Sekitar 3.000 wisatawan Nusantara dan mancanegara hadir dalam pembukaan TIF 2014 yang diresmikan langsung oleh Wakil Menteri Pariwisata dan Ekonomi Kreatif Sapta Nirwandar. Mereka memenuhi halaman Ke’te’ Kesu’, salah satu cagar budaya bersejarah Toraja berupa deretan tongkonan dan kubur batu yang telah berusia 900 tahun.
Junjung tinggi perempuan
Ketua Adat Kesu’ Layuk Sarungallo bersyukur ritual klasik Toraja Ma’bua bisa diangkat oleh Franki menjadi sebuah opera kolosal yang menarik dan bisa dinikmati masyarakat dalam dan luar negeri. ”Kita kadang banyak mendengar kisah tentang pelecehan terhadap perempuan di berbagai tempat. Padahal, di Toraja, perempuan sangat dijunjung tinggi. Di sanalah keturunan-keturunan masa depan dilahirkan,” tutur Layuk.
Pergelaran Toraja Opera sengaja diselenggarakan di Ke’te’ Kesu’ yang menjadi tempat bersejarah bagi suku Toraja. Berdasarkan sejarah, tempat ini menjadi titik penyusunan bagi sekitar 80 persen peraturan adat 13 sub-etnis suku Toraja di Toraja Utara.

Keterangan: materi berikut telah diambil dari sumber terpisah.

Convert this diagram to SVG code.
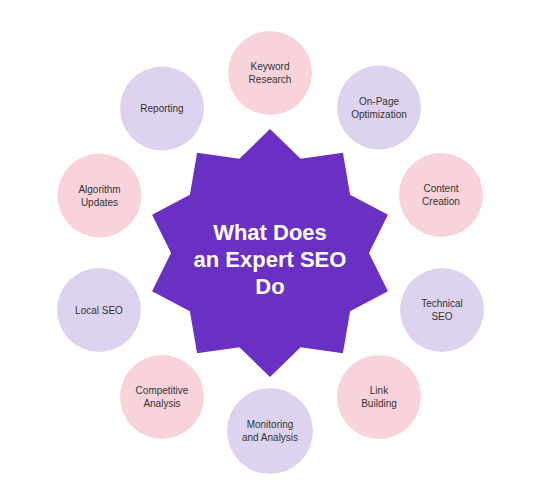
<svg xmlns="http://www.w3.org/2000/svg" width="534" height="497" viewBox="0 0 534 497">
<style>
.pink{fill:#f9d3da}
.lav{fill:#ded3ee}
.lbl{font-family:"Liberation Sans",Arial,sans-serif;font-size:10px;fill:#333;text-anchor:middle}
.title{font-family:"Liberation Sans",Arial,sans-serif;font-size:22px;font-weight:bold;fill:#fff;text-anchor:middle}
</style>
<rect width="534" height="497" fill="#fff"/>
<g id="center">
<polygon fill="#6930c3" points="270,129 300.6,158.8 342.9,152.7 350.1,194.8 387.9,214.7 369,253 387.9,291.3 350.1,311.2 342.9,353.3 300.6,347.2 270,377 239.4,347.2 197.1,353.3 189.9,311.2 152.1,291.3 171,253 152.1,214.7 189.9,194.8 197.1,152.7 239.4,158.8"/>
<text class="title" x="270" y="240">What Does</text>
<text class="title" x="270" y="267">an Expert SEO</text>
<text class="title" x="270" y="294">Do</text>
</g>
<g id="connectors"/>
<g id="keyword"><circle class="pink" cx="270" cy="73" r="42"/><text class="lbl" x="270" y="70">Keyword</text><text class="lbl" x="270" y="83">Research</text></g>
<g id="onpage"><circle class="lav" cx="379" cy="107.5" r="42"/><text class="lbl" x="379" y="104.5">On-Page</text><text class="lbl" x="379" y="117.5">Optimization</text></g>
<g id="content"><circle class="pink" cx="441" cy="195" r="42"/><text class="lbl" x="441" y="192">Content</text><text class="lbl" x="441" y="205">Creation</text></g>
<g id="technical"><circle class="lav" cx="442" cy="310" r="42"/><text class="lbl" x="442" y="307">Technical</text><text class="lbl" x="442" y="320">SEO</text></g>
<g id="link"><circle class="pink" cx="379" cy="397" r="42"/><text class="lbl" x="379" y="394">Link</text><text class="lbl" x="379" y="407">Building</text></g>
<g id="monitoring"><circle class="lav" cx="270" cy="431" r="43"/><text class="lbl" x="270" y="428">Monitoring</text><text class="lbl" x="270" y="441">and Analysis</text></g>
<g id="competitive"><circle class="pink" cx="162" cy="397" r="42"/><text class="lbl" x="162" y="394">Competitive</text><text class="lbl" x="162" y="407">Analysis</text></g>
<g id="local"><circle class="lav" cx="99" cy="310" r="42"/><text class="lbl" x="99" y="313.5">Local SEO</text></g>
<g id="algorithm"><circle class="pink" cx="99.5" cy="195.5" r="42"/><text class="lbl" x="99.5" y="192.5">Algorithm</text><text class="lbl" x="99.5" y="205.5">Updates</text></g>
<g id="reporting"><circle class="lav" cx="162" cy="108.5" r="42"/><text class="lbl" x="162" y="112">Reporting</text></g>
</svg>
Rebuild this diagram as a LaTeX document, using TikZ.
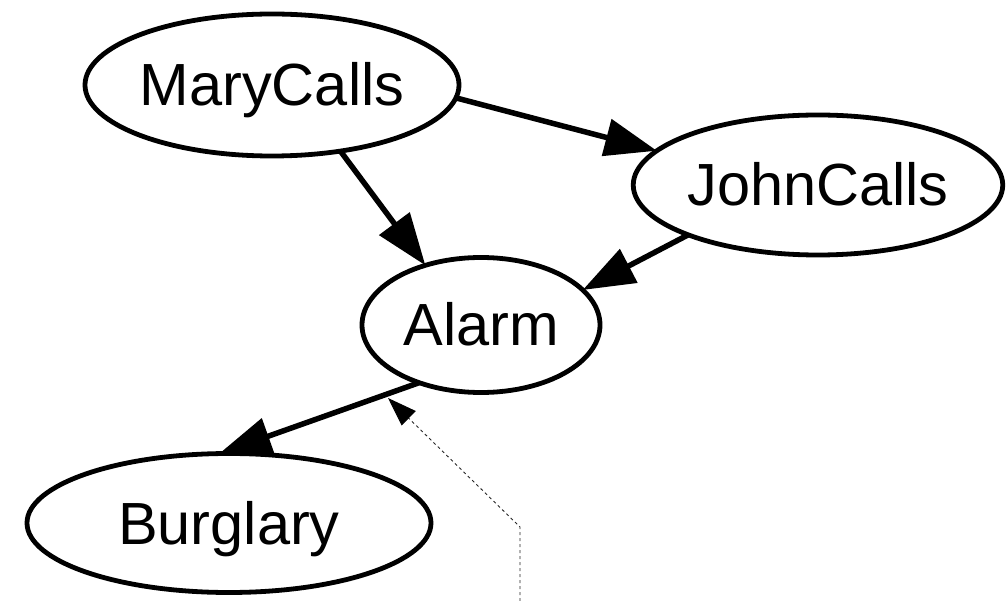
\documentclass[tikz,border=0pt]{standalone}
\usepackage{fontspec}
\setmainfont{Liberation Sans}
\usetikzlibrary{shapes.geometric,arrows.meta}
\begin{document}
\begin{tikzpicture}[x=1pt,y=-1pt,
  bnode/.style={ellipse,draw=black,line width=4.8pt,inner sep=0pt,outer sep=0pt,
    font=\fontsize{59.5}{62}\selectfont,text height=42pt,text depth=0pt},
  edge/.style={line width=5.5pt,-{Triangle[length=52pt,width=37pt]}},
  note/.style={line width=0.9pt,dash pattern=on 3pt off 3pt,black!85,
    -{Triangle[length=29pt,width=20pt,color=black]}}]
\useasboundingbox (0,0) rectangle (1007,601);
\node[bnode,minimum width=367pt,minimum height=142pt] (mary) at (272,85) {MaryCalls};
\node[bnode,minimum width=359pt,minimum height=140pt] (john) at (818,185) {JohnCalls};
\node[bnode,minimum width=238pt,minimum height=135pt] (alarm) at (481,325) {Alarm};
\node[bnode,minimum width=404pt,minimum height=139pt] (burg) at (229,523) {Burglary};
\draw[edge] (mary.-4) -- (john.168.9);
\draw[edge] (mary.-44.6) -- (alarm.133);
\draw[edge] (john.-159.7) -- (alarm.19.4);
\draw[edge] (alarm.-137.6) -- (burg.98.8);
\coordinate (d0) at (520,601);
\coordinate (d1) at (520,527);
\coordinate (dt) at (388,398);
\draw[note] (d0) -- (d1) -- (dt);
\end{tikzpicture}
\end{document}
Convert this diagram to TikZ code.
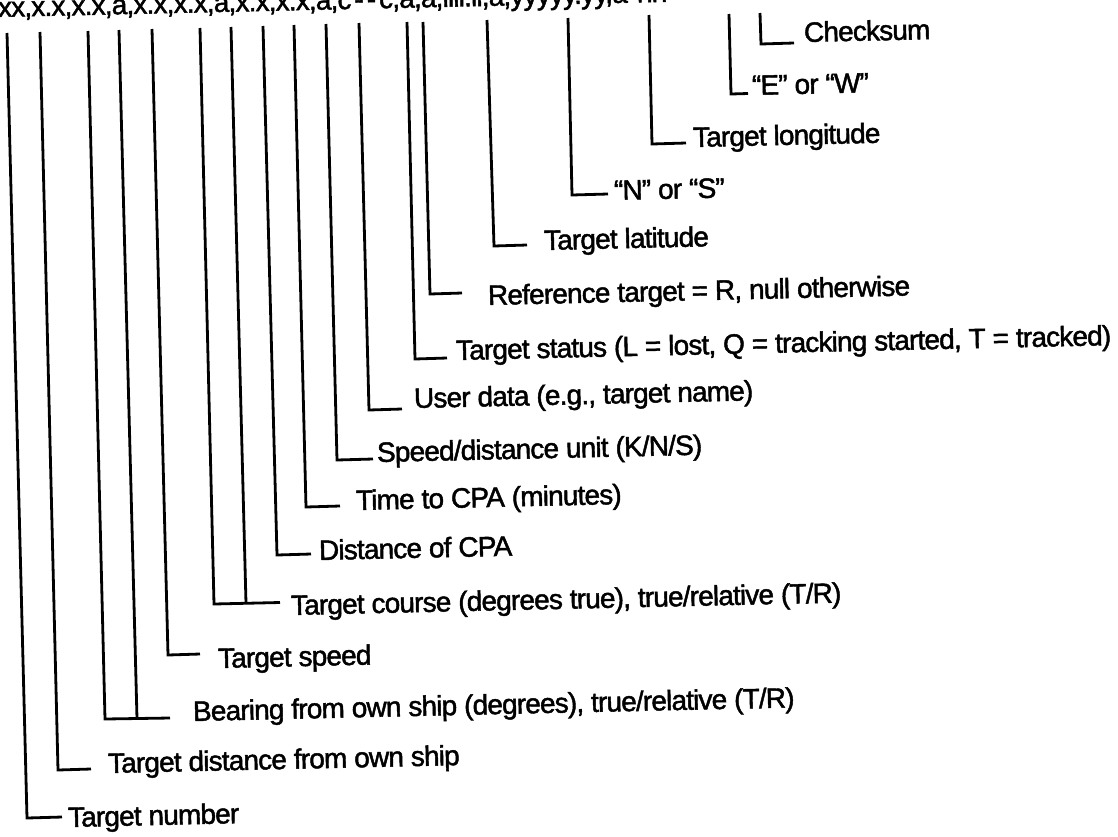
\documentclass[tikz,border=0pt]{standalone}
\usepackage{fontspec}
\setmainfont{Liberation Sans}[LetterSpace=-3.0, FakeBold=1.6]
\begin{document}
\begin{tikzpicture}[x=1pt,y=-1pt,
  conn/.style={line width=2.8pt, line join=miter, line cap=butt},
  lbl/.style={anchor=base west, inner sep=0pt, rotate=1.3, font=\fontsize{28}{30}\selectfont}]
\useasboundingbox (0,0) rectangle (1118,836);
\clip (0,0) rectangle (1118,836);
\fill[white] (0,0) rectangle (1118,836);
% sentence format (top, cut off)
\node[lbl] (fmt) at (-2,17) {xx,x.x,x.x,a,x.x,x.x,a,x.x,x.x,a,c\kern3pt-\kern3pt-\kern3pt c,a,a,llll.ll,a,yyyyy.yy,a*hh};
% 1 Target number
\coordinate (t1) at (7,33); \coordinate (c1) at (27,818); \coordinate (e1) at (62,817);
\node[lbl] (l1) at (68,827) {Target number};
\draw[conn] (t1) -- (c1) -- (e1);
% 2 Target distance
\coordinate (t2) at (40,32); \coordinate (c2) at (58,770); \coordinate (e2) at (91,769);
\node[lbl] (l2) at (108,773) {Target distance from own ship};
\draw[conn] (t2) -- (c2) -- (e2);
% 3 Bearing
\coordinate (t3a) at (88,31); \coordinate (c3a) at (105,719);
\coordinate (t3b) at (119,30); \coordinate (c3b) at (137,718.5); \coordinate (e3) at (170,718);
\node[lbl] (l3) at (193,721) {Bearing from own ship (degrees), true/relative (T/R)};
\draw[conn] (t3a) -- (c3a) -- (e3);
\draw[conn] (t3b) -- (c3b);
% 4 Target speed
\coordinate (t4) at (152,29); \coordinate (c4) at (168,655); \coordinate (e4) at (200,654);
\node[lbl] (l4) at (218,668) {Target speed};
\draw[conn] (t4) -- (c4) -- (e4);
% 5 Target course
\coordinate (t5a) at (200,28); \coordinate (c5a) at (214,604);
\coordinate (t5b) at (231,27); \coordinate (c5b) at (246,603.3); \coordinate (e5) at (280,602.5);
\node[lbl] (l5) at (291,615) {Target course (degrees true), true/relative (T/R)};
\draw[conn] (t5a) -- (c5a) -- (e5);
\draw[conn] (t5b) -- (c5b);
% 6 Distance of CPA
\coordinate (t6) at (263,26); \coordinate (c6) at (277,555); \coordinate (e6) at (311,554);
\node[lbl] (l6) at (319,560) {Distance of CPA};
\draw[conn] (t6) -- (c6) -- (e6);
% 7 Time to CPA
\coordinate (t7) at (294,25); \coordinate (c7) at (306,507); \coordinate (e7) at (340,506);
\node[lbl] (l7) at (356,510) {Time to CPA (minutes)};
\draw[conn] (t7) -- (c7) -- (e7);
% 8 Speed/distance unit
\coordinate (t8) at (326,24); \coordinate (c8) at (337,460); \coordinate (e8) at (373,459);
\node[lbl] (l8) at (377,462) {Speed/distance unit (K/N/S)};
\draw[conn] (t8) -- (c8) -- (e8);
% 9 User data
\coordinate (t9) at (359,23); \coordinate (c9) at (369,410); \coordinate (e9) at (402,409);
\node[lbl] (l9) at (414,408) {User data (e.g., target name)};
\draw[conn] (t9) -- (c9) -- (e9);
% 10 Target status
\coordinate (t10) at (407,22); \coordinate (c10) at (415,359); \coordinate (e10) at (447,358);
\node[lbl] (l10) at (456,360) {Target status (L = lost, Q = tracking started, T = tracked)};
\draw[conn] (t10) -- (c10) -- (e10);
% 11 Reference target
\coordinate (t11) at (423,22); \coordinate (c11) at (430,294); \coordinate (e11) at (462,293);
\node[lbl] (l11) at (488,305) {Reference target = R, null otherwise};
\draw[conn] (t11) -- (c11) -- (e11);
% 12 Target latitude
\coordinate (t12) at (487,20); \coordinate (c12) at (494,246); \coordinate (e12) at (527,245);
\node[lbl] (l12) at (544,250) {Target latitude};
\draw[conn] (t12) -- (c12) -- (e12);
% 13 N or S
\coordinate (t13) at (568,18); \coordinate (c13) at (572,195); \coordinate (e13) at (608,194);
\node[lbl] (l13) at (614,200) {“N” or “S”};
\draw[conn] (t13) -- (c13) -- (e13);
% 14 Target longitude
\coordinate (t14) at (649,15); \coordinate (c14) at (652,144); \coordinate (e14) at (686,143);
\node[lbl] (l14) at (693,147) {Target longitude};
\draw[conn] (t14) -- (c14) -- (e14);
% 15 E or W
\coordinate (t15) at (729,14); \coordinate (c15) at (731,94); \coordinate (e15) at (748,93.5);
\node[lbl] (l15) at (752,95) {“E” or “W”};
\draw[conn] (t15) -- (c15) -- (e15);
% 16 Checksum
\coordinate (t16) at (760,13); \coordinate (c16) at (761,44); \coordinate (e16) at (794,43);
\node[lbl] (l16) at (804,42) {Checksum};
\draw[conn] (t16) -- (c16) -- (e16);
\end{tikzpicture}
\end{document}
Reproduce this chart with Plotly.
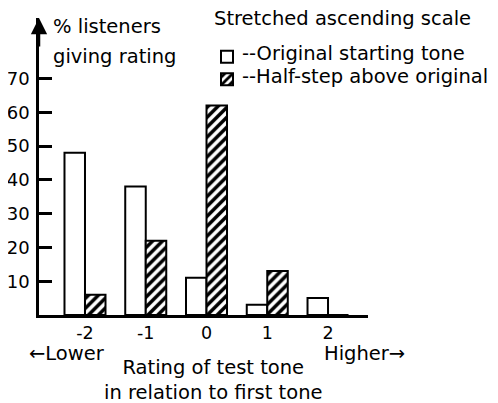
import plotly.graph_objects as go

# ---- data ----
ratings = [-2, -1, 0, 1, 2]
tick_labels = ["-2", "-1", "0", "1", "2"]
original_tone = [48, 38, 11, 3, 5]
half_step_above = [6, 22, 62, 13, 0]
y_ticks = [10, 20, 30, 40, 50, 60, 70]

FONT = "DejaVu Sans"
OFF = 8  # page body margin
W, H = 498 - OFF, 403 - OFF
L, T = 39 - OFF, 18 - OFF
R = W - (368 - OFF)
B = H - (315 - OFF)
PW, PH = W - L - R, H - T - B


def px(x):
    return (x - OFF - L) / PW


def py(y):
    return (H - B - (y - OFF)) / PH


fig = go.Figure()
fig.add_trace(go.Bar(
    x=ratings, y=original_tone, name="",
    marker=dict(color="white", line=dict(color="black", width=2)),
))
fig.add_trace(go.Bar(
    x=ratings, y=half_step_above, name="",
    marker=dict(color="white", line=dict(color="black", width=2),
                pattern=dict(shape="/", fgcolor="black", bgcolor="white",
                             size=7, solidity=0.5, fillmode="replace")),
))

fig.update_layout(
    width=W, height=H,
    margin=dict(l=L, r=R, t=T, b=B, pad=0, autoexpand=False),
    paper_bgcolor="white", plot_bgcolor="white",
    barmode="group", bargap=0.325, bargroupgap=0,
    font=dict(family=FONT, size=19.5, color="black"),
    showlegend=True,
    legend=dict(x=px(207), y=py(40.5), xanchor="left", yanchor="top",
                bgcolor="rgba(0,0,0,0)", font=dict(size=15),
                tracegroupgap=0, itemwidth=30),
    xaxis=dict(range=[-2.757, 2.658], tickvals=ratings, ticktext=tick_labels,
               showline=True, linecolor="black", linewidth=3,
               showgrid=False, zeroline=False, ticks="", automargin=False,
               tickfont=dict(size=17.5, family=FONT)),
    yaxis=dict(range=[0, PH / 3.38], tickvals=y_ticks,
               showline=True, linecolor="black", linewidth=2.5,
               showgrid=False, zeroline=False, automargin=False,
               ticks="inside", ticklen=13, tickwidth=2.5, tickcolor="black",
               ticklabelstandoff=3,
               tickfont=dict(size=18, family=FONT)),
)

ann = [
    dict(text="% listeners", x=px(51), y=py(27), xanchor="left", yanchor="middle"),
    dict(text="giving rating", x=px(51), y=py(57), xanchor="left", yanchor="middle"),
    dict(text="Stretched ascending scale", x=px(212), y=py(18), xanchor="left", yanchor="middle"),
    dict(text="--Original starting tone", x=px(240), y=py(53), xanchor="left", yanchor="middle"),
    dict(text="--Half-step above original", x=px(240), y=py(76), xanchor="left", yanchor="middle"),
    dict(text="\u2190Lower", x=px(27), y=py(353), xanchor="left", yanchor="middle"),
    dict(text="Higher\u2192", x=px(322), y=py(353), xanchor="left", yanchor="middle"),
    dict(text="Rating of test tone<br>in relation to first tone", x=px(213), y=py(380),
         xanchor="center", yanchor="middle"),
]
for a in ann:
    fig.add_annotation(xref="paper", yref="paper", showarrow=False,
                       font=dict(family=FONT, size=19.5, color="black"), **a)

# arrowhead at top of y axis
fig.add_annotation(xref="paper", yref="paper", x=0, y=1, ax=0, ay=30,
                   showarrow=True, arrowhead=2, arrowsize=1.3, arrowwidth=2.5,
                   arrowcolor="black", text="", standoff=0)

fig.write_html("out.html")
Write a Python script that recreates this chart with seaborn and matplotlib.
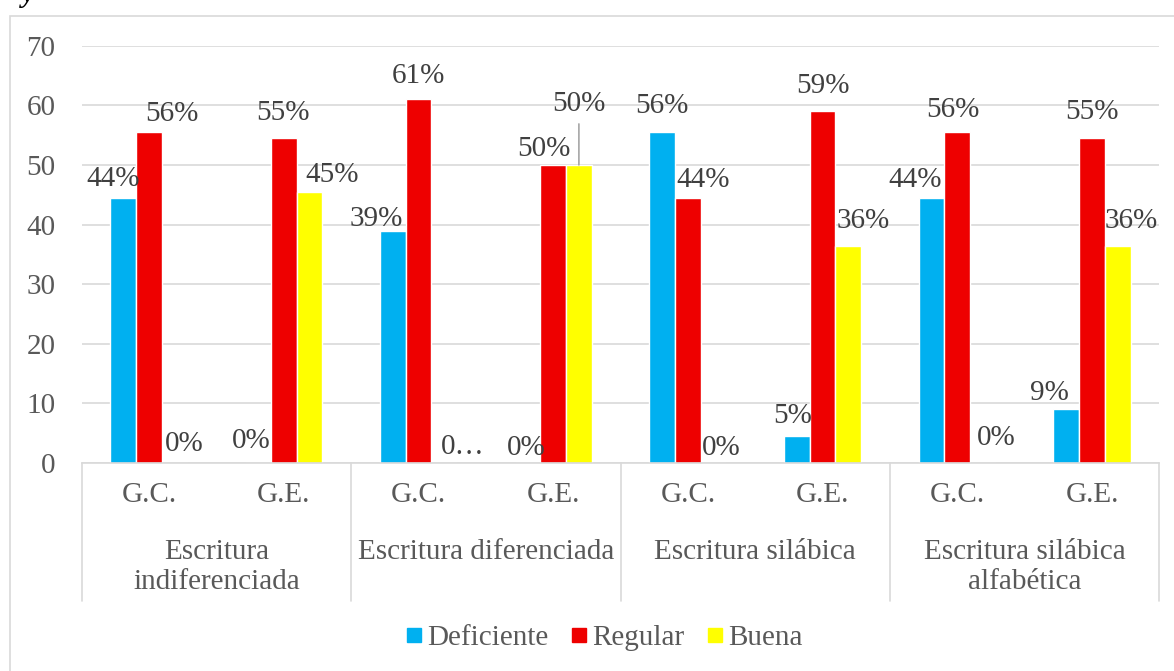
import pandas as pd
import matplotlib
matplotlib.use("Agg")
import matplotlib.pyplot as plt
import matplotlib.transforms as mtransforms
from matplotlib.lines import Line2D
from matplotlib.patches import Rectangle
import seaborn as sns

# --- data ---
etapas = ["Escritura\nindiferenciada", "Escritura diferenciada",
          "Escritura silábica", "Escritura silábica\nalfabética"]
grupos = ["G.C.", "G.E."]
niveles = ["Deficiente", "Regular", "Buena"]

deficiente = [44.44, 0, 38.89, 0, 55.56, 4.55, 44.44, 9.09]
regular = [55.56, 54.55, 61.11, 50.0, 44.44, 59.09, 55.56, 54.55]
buena = [0, 45.45, 0, 50.0, 0, 36.36, 0, 36.36]

colores = {"Deficiente": "#00B0F0", "Regular": "#EE0000", "Buena": "#FFFF00"}

# label nudges in pixels (dx, dy) like Excel's auto placement
nudges = {
    "Deficiente": [(-10.6, 11.8), (-6.3, 15.4), (-16.3, 5.6), (-1.3, 8.4),
                   (0, 19), (-4.3, 12.6), (-16.3, 10.8), (-17.3, 9.2)],
    "Regular": [(22.7, 11), (-0.5, 17.6), (0, 15.7), (-9.3, 9.4),
                (15.5, 10.8), (0, 18.2), (-4, 15), (0, 18.6)],
    "Buena": [(9.3, 12.4), (22.5, 10.2), (18.8, 9.4), (0, 54.4),
              (7.3, 8.4), (15.3, 18.5), (13.1, 18.4), (13.3, 18.5)],
}

# --- long table for seaborn ---
cats = [f"{e}|{g}" for e in etapas for g in grupos]
rows = []
for nivel, vals in zip(niveles, [deficiente, regular, buena]):
    for c, v in zip(cats, vals):
        rows.append({"cat": c, "nivel": nivel, "valor": v})
df = pd.DataFrame(rows)

sns.set_style("white")
plt.rcParams["font.family"] = ["Liberation Serif", "DejaVu Serif"]
texto = "#595959"
grid_c = "#D9D9D9"

fig = plt.figure(figsize=(11.74, 6.71), dpi=100)
ax = fig.add_axes([0.0696, 0.3101, 0.9179, 0.6218])

sns.barplot(data=df, x="cat", y="valor", hue="nivel", order=cats,
            hue_order=niveles, palette=colores, width=0.573, saturation=1,
            errorbar=None, legend=False, ax=ax)

ax.set_xlim(-0.5, 7.5)
ax.set_ylim(0, 70)
ax.set_yticks(range(0, 71, 10))
ax.set_xticks(range(len(cats)))
ax.set_xticklabels(grupos * len(etapas))
ax.set_xlabel("")
ax.set_ylabel("")
ax.tick_params(axis="y", length=0, pad=19, labelsize=21, labelcolor=texto)
ax.tick_params(axis="x", length=0, pad=13.5, labelsize=21, labelcolor=texto)
ax.yaxis.grid(True, color=grid_c, lw=1.2)
ax.set_axisbelow(True)
for s in ["left", "right", "top"]:
    ax.spines[s].set_visible(False)
ax.spines["bottom"].set_color(grid_c)
ax.spines["bottom"].set_linewidth(1.2)

# data labels
for cont, nivel in zip(ax.containers, niveles):
    for i, bar in enumerate(cont):
        v = bar.get_height()
        txt = f"{v:.0f}%"
        if nivel == "Buena" and i == 2:
            txt = "0…"  # truncated in the original
        dx, dy = nudges[nivel][i]
        xc = bar.get_x() + bar.get_width() / 2
        kw = {}
        if nivel == "Buena" and i == 3:
            kw["arrowprops"] = dict(arrowstyle="-", color="#A6A6A6", lw=1.2,
                                    shrinkA=3, shrinkB=0)
        ax.annotate(txt, (xc, v), xytext=(dx, dy), textcoords="offset pixels",
                    ha="center", va="baseline", fontsize=21, color="#404040",
                    annotation_clip=False, **kw)

# two-level category axis
blend = mtransforms.blended_transform_factory(ax.transData, ax.transAxes)
for xb in [-0.5, 1.5, 3.5, 5.5, 7.5]:
    ax.plot([xb, xb], [0, -0.33], transform=blend, color=grid_c, lw=1.2,
            clip_on=False)
for j, etapa in enumerate(etapas):
    ax.text(2 * j + 0.5, -0.182, etapa, transform=blend, ha="center",
            va="top", fontsize=21, color=texto, linespacing=1.22)

# legend
handles = [Line2D([], [], marker="s", ls="", color=colores[n], markersize=10)
           for n in niveles]
fig.legend(handles, niveles, loc="center", bbox_to_anchor=(605 / 1174, 1 - 638 / 671),
           ncol=3, frameon=False, fontsize=21, labelcolor=texto,
           handlelength=0.5, handletextpad=0.2, columnspacing=0.8)

# outer chart frame (cut off at right/bottom) and caption fragment
fig.patches.append(Rectangle((10 / 1174, -0.1), 2, 1.1 - 15.7 / 671,
                             transform=fig.transFigure, fill=False,
                             ec=grid_c, lw=1.2))
fig.text(22 / 1174, 1 - 2 / 671, "y", fontsize=21, fontweight="bold",
         style="italic", va="baseline", ha="left", color="black")

fig.savefig("out.png", dpi=100)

Sapta Nirwandar menambahkan, Toraja selama ini hanya dikenal dari adat istiadat pemakamannya yang unik, yaitu Rambu Soló. Padahal, sebenarnya Toraja memiliki begitu banyak kekayaan tradisi dan potensi wisata lainnya.
”Lewat TIF, masyarakat dan wisatawan di mana pun bisa mengenal lebih dalam Toraja melalui adat istiadatnya, keindahan alamnya, termasuk kopinya. Tahun depan, akses ke Toraja akan semakin dipermudah dengan dibangunnya bandara dan jalur kereta api-api dari Makassar hingga Pare-Pare,” kata dia.